Task details – Leaving out every picture, retype the lines below from the top through the one that contains "minimum width=99pt, minimum".
————————
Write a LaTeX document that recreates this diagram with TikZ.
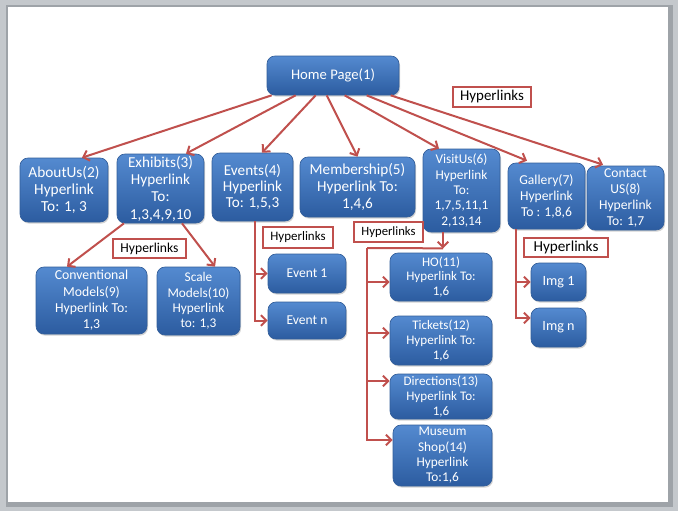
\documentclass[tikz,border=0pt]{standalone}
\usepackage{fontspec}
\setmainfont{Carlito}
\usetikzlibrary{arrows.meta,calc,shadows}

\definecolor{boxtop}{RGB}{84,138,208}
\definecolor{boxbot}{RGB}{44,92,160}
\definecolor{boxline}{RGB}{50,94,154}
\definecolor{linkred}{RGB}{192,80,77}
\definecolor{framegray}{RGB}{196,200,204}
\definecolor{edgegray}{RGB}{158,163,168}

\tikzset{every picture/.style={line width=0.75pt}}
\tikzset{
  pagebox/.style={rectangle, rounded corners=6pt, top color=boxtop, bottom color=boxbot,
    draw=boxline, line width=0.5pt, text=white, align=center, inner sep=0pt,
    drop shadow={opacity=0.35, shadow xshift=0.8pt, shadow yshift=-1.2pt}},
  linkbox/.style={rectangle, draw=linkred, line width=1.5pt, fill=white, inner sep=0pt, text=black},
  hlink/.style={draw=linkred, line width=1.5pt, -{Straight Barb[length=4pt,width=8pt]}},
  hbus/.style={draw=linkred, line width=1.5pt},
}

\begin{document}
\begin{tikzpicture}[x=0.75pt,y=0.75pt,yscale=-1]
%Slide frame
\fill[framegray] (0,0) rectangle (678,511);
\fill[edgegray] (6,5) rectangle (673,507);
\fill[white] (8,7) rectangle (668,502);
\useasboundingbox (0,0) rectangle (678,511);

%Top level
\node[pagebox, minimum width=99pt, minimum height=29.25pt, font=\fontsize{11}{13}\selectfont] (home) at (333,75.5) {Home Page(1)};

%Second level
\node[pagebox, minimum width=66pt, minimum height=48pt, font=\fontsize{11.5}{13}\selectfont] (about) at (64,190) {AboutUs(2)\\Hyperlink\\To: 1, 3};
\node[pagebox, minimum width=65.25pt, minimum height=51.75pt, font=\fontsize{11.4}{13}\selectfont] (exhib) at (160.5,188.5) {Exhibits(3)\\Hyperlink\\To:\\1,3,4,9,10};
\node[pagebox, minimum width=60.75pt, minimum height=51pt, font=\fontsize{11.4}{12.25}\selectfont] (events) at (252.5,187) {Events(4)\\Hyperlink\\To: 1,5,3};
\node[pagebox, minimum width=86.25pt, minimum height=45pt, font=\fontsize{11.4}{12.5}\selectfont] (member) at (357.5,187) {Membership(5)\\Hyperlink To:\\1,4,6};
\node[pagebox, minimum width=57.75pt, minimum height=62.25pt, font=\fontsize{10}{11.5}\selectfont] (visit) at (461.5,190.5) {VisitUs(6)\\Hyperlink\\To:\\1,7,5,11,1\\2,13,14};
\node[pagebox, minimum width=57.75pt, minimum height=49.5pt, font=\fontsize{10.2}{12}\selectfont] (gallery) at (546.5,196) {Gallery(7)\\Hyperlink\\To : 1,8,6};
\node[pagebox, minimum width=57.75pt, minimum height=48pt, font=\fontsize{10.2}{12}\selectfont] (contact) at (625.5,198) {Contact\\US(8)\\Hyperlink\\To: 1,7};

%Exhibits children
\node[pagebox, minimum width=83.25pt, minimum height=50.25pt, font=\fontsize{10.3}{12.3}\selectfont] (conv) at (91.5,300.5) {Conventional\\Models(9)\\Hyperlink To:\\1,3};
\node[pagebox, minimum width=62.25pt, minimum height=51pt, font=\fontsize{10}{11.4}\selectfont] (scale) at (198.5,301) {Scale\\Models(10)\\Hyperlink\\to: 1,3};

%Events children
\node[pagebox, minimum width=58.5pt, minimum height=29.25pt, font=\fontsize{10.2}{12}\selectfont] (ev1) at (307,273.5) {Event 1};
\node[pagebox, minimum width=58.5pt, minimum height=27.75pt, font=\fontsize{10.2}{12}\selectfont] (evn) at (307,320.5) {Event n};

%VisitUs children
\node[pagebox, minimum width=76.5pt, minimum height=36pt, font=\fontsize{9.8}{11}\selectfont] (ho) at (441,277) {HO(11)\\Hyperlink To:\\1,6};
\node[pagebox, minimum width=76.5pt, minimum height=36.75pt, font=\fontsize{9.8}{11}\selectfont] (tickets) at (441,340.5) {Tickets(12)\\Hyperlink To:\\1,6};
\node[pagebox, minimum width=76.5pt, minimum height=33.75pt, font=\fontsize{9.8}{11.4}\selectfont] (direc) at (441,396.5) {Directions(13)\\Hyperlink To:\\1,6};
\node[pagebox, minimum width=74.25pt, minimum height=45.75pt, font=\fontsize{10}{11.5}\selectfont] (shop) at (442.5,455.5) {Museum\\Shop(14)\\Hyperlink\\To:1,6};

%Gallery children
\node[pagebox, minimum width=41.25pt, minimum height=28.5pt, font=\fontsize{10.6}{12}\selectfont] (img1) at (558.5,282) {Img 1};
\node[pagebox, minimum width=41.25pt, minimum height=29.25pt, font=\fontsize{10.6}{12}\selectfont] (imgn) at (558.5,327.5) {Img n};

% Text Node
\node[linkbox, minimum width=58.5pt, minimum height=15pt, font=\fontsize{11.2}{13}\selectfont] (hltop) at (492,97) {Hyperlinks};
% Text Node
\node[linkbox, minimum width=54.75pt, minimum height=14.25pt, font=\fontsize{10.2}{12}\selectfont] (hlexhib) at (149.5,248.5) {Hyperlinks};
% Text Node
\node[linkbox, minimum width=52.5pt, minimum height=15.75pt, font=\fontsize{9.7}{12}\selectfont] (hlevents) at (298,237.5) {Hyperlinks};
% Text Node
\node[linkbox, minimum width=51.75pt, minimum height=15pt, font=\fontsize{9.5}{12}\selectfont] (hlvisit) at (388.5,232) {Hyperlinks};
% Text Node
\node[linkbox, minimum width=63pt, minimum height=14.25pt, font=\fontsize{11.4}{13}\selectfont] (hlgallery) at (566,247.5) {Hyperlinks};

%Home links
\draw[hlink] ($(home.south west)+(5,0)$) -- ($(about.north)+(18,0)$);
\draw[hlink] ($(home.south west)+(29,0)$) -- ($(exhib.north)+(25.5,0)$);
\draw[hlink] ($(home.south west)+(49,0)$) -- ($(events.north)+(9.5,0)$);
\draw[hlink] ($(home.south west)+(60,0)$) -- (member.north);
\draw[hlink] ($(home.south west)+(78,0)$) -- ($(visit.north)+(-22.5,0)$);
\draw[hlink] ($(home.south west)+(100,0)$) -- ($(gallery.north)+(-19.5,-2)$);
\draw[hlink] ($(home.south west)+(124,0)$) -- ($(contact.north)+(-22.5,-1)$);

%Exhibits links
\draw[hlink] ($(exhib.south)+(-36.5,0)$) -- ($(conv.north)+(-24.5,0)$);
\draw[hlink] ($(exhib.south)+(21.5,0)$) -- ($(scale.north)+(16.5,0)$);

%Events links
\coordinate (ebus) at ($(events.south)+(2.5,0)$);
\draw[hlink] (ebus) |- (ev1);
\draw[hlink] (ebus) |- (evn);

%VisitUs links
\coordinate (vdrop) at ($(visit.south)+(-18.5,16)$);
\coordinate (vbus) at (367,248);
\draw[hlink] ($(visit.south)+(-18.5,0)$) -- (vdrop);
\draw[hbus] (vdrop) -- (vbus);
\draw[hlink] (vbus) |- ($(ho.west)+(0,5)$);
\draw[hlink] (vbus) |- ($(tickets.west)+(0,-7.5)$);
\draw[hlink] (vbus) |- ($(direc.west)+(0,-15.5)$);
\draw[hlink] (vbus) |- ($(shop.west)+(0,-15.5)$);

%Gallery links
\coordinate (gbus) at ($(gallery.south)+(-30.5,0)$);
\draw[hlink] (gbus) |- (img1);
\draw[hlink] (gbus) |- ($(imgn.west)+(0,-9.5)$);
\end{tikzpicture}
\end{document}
————————
Complete answer –
Write a LaTeX document that recreates this diagram with TikZ.
\documentclass[tikz,border=0pt]{standalone}
\usepackage{fontspec}
\setmainfont{Carlito}
\usetikzlibrary{arrows.meta,calc,shadows}

\definecolor{boxtop}{RGB}{84,138,208}
\definecolor{boxbot}{RGB}{44,92,160}
\definecolor{boxline}{RGB}{50,94,154}
\definecolor{linkred}{RGB}{192,80,77}
\definecolor{framegray}{RGB}{196,200,204}
\definecolor{edgegray}{RGB}{158,163,168}

\tikzset{every picture/.style={line width=0.75pt}}
\tikzset{
  pagebox/.style={rectangle, rounded corners=6pt, top color=boxtop, bottom color=boxbot,
    draw=boxline, line width=0.5pt, text=white, align=center, inner sep=0pt,
    drop shadow={opacity=0.35, shadow xshift=0.8pt, shadow yshift=-1.2pt}},
  linkbox/.style={rectangle, draw=linkred, line width=1.5pt, fill=white, inner sep=0pt, text=black},
  hlink/.style={draw=linkred, line width=1.5pt, -{Straight Barb[length=4pt,width=8pt]}},
  hbus/.style={draw=linkred, line width=1.5pt},
}

\begin{document}
\begin{tikzpicture}[x=0.75pt,y=0.75pt,yscale=-1]
%Slide frame
\fill[framegray] (0,0) rectangle (678,511);
\fill[edgegray] (6,5) rectangle (673,507);
\fill[white] (8,7) rectangle (668,502);
\useasboundingbox (0,0) rectangle (678,511);

%Top level
\node[pagebox, minimum width=99pt, minimum height=29.25pt, font=\fontsize{11}{13}\selectfont] (home) at (333,75.5) {Home Page(1)};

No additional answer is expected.